The challenges facing new Health and Care Secretary Sajid Javid have dominated the news this week.

But a range of reports have been published relevant to the sector including a survey showing a lack of digital skills in the workforce is a barrier to the digital transformation of the NHS.

Progressing digital transformation in Healthcare

A survey of 70 organisations across the NHS and Clinical Commissioning Groups (CCGs) reveals while digital transformation sits high on the healthcare agenda, staff identify considerable barriers to adopting technology.

Whilst cost is traditionally perceived as the biggest challenge in the public sector, the study indicates that concerns over cost (39 per cent) are far outweighed by a cultural resistance to new digital processes (60 per cent). It found:

  • 98 per cent of NHS staff have seen increased demand for remote health services in the past 12 months
  • 71 per cent are concerned that patients lack adequate skills and access to digital services.
  • 97 per cent of UK adults have used technology this past year to connect with the NHS, but only 18 per cent of health organisations currently use patient health apps


Adult social care given over £250 million extra to continue coronavirus (COVID-19) protections

People in care homes or those being cared for at home will benefit from an extra £250 million to continue to protect them from COVID-19 transmission.

Over a quarter of a billion has been given to extend adult social care coronavirus (COVID-19) support beyond June.

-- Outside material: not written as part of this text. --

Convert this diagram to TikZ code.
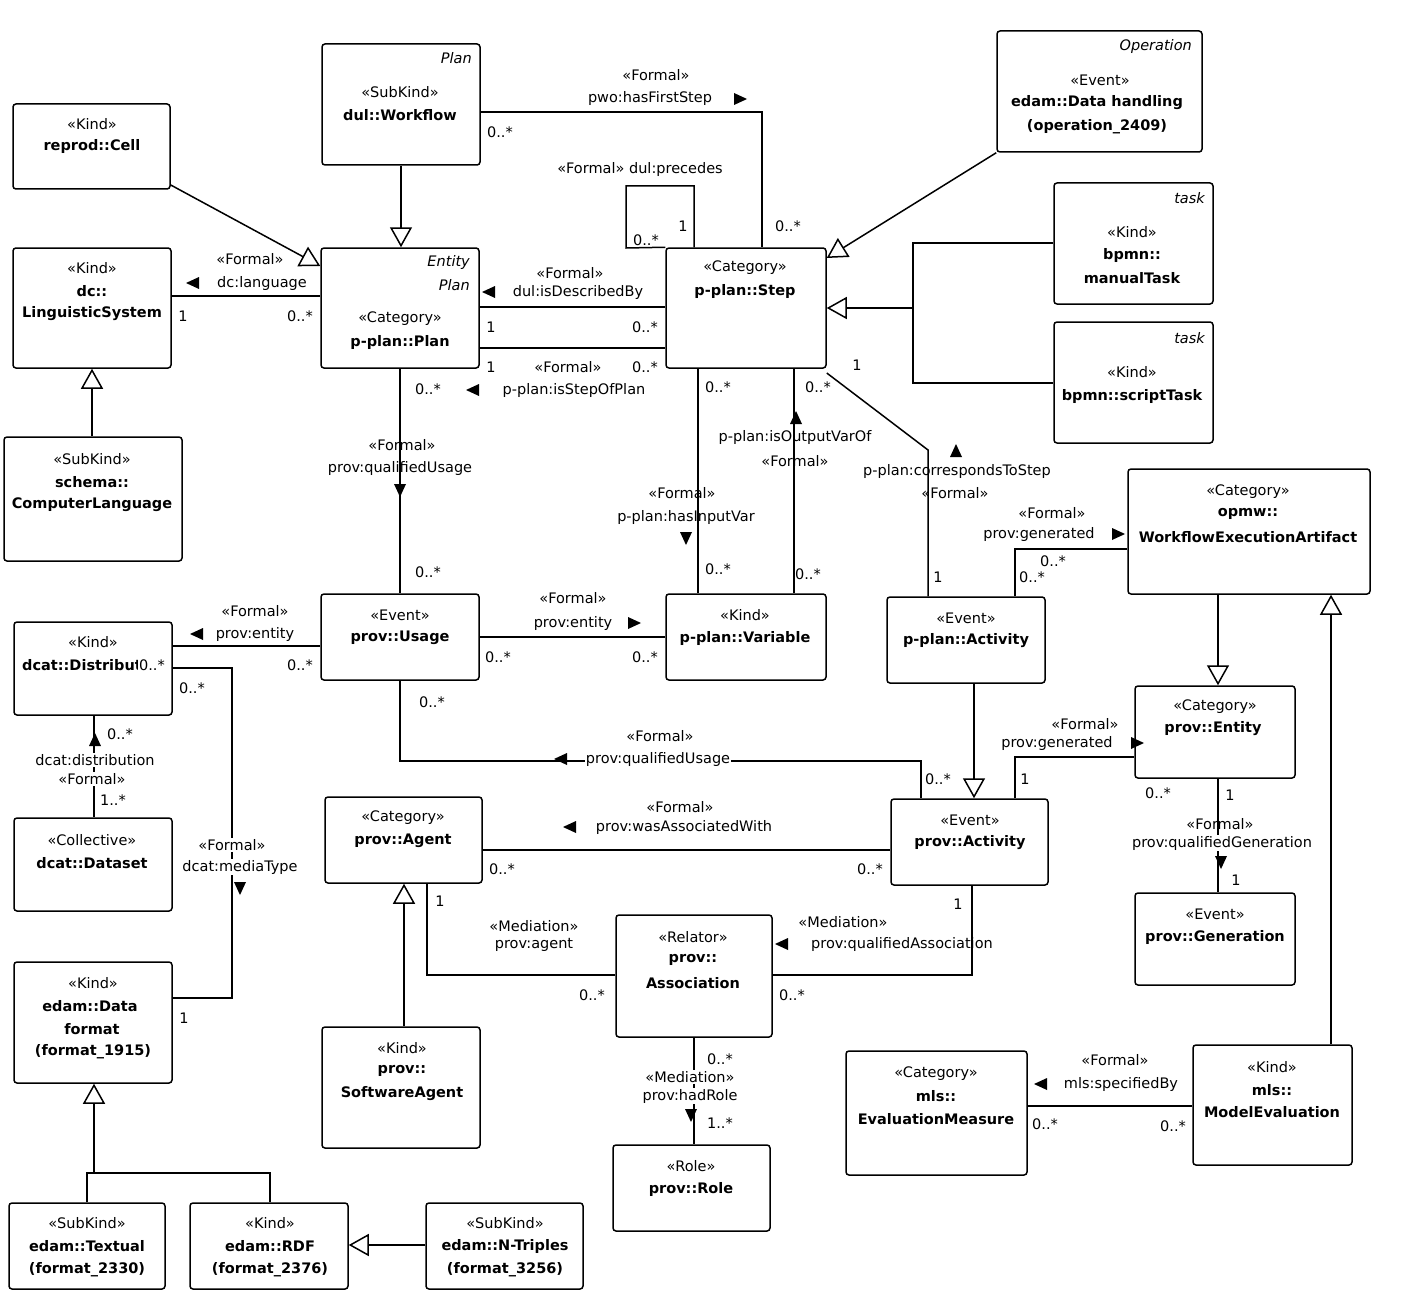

  • Funds will boost Infection Control Fund and vital COVID-19 testing.
  • It brings the total specific funding for the sector to over £2 billion.

Made up of £142.5 million Infection Control Funding and £108.8 million for testing, the fund will help protect people in adult social care by continuing to meet the cost of rigorous infection prevention and control measures, as restrictions in wider society are eased, and supporting rapid, regular testing of staff to prevent COVID-19 transmission.


 Hospitals could need almost 16,000 more beds this winter, says RCEM

New analysis from the Royal College of Emergency Medicine has highlighted concerns in emergency departments across NHS hospitals in England about the number of beds available.

  • They found that during Q1 of 2020/21, the number of available beds decreased by 10,000 to comply with Infection Prevention and Control measures.
  • There have been some improvements but hospitals are still short of 6,000 beds compared to before the pandemic. Moreover, numbers pre-pandemic should not be seen as the standard, as bed occupancy levels were too high then.
  • RCEM has analysed a range of possibilities and found that, if the total number of beds needed this winter is the same as 2017/18, an additional 7,588 beds will be needed.
  • However, if it is the same as 2018/20, an additional 15,788 beds will be needed.
  • RCEM called for a safe restoration of bed capacity but emphasised that this cannot happen without addressing the staffing crisis and the challenges in the social care system.
  • NHS Providers agreed with the analysis and urged the government to commit to continuing permanent funding for discharge to assess.


Scientists call for an expansion of Covid symptoms list

A group of leading scientists have called for the UK’s official list of COVID-19 symptoms to be expanded to ensure all cases are accounted for.

The World Health Organisation and the US government guidance list symptoms which the UK’s list does not, like a sore throat and runny nose. The government have responded that the UK’s symptom list is under constant review.

Current NHS advice states people should self-isolate and get a test if they have a high fever, a new continuous cough or a loss or change to their sense of smell or taste.

But the group of experts – including Prof Calum Semple, of the government’s Scientific Advisory Group for Emergencies (Sage) – points out not everyone who catches Covid displays these classic symptoms.